Dec. 21 (Bloomberg) -- Thorntons Plc, a U.K. chocolate maker, said full-year profit will fall short of forecasts because people are spending less and supermarket promotions are affecting margins.
The stock fell as much as 13.5 pence, or 36 percent, to 24.5 pence, in London trading, the lowest since 1989. It was down 30 percent, at 26.5 pence, at 8.25 a.m. It has fallen 75 percent this year.
The company will break even at the pretax level when exceptional items, impairment and lease charges are taken into account, it said in a Regulatory News Service statement.
“What’s hurt Thorntons this year has been the fact there’s a lot more promotion in supermarkets and suppliers are invited to share some of that pain,” David Jeary, an analyst at Investec Securities, who has a “hold” recommendation, said by phone. “On a 12-month view the outlook could remain challenging.”

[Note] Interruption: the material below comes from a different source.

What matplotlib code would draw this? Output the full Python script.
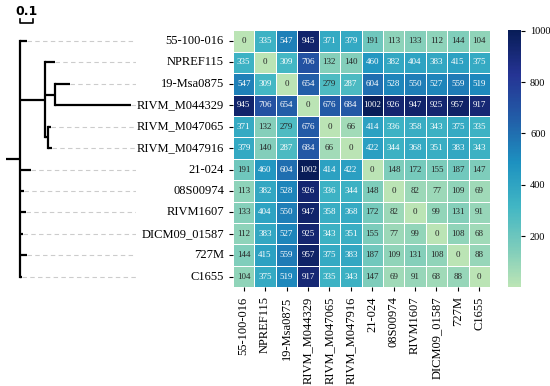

U.K. consumer confidence fell this month to its lowest level since February 2009 as pessimism about the economy increased amid continuing turmoil in the euro area, GfK NOP Ltd., a London-based research group, said today. An index of sentiment dropped two points from November to minus 33.
Thorntons, based in Alfreton, central England, said in October that 14-week total sales declined 7.6 percent to 46.5 million pounds ($73 million), in line with management forecasts. Own-store sales declined 10.1 percent to 23.4 million pounds in a “tough retail market.”
A further trading update will be issued on Jan. 12.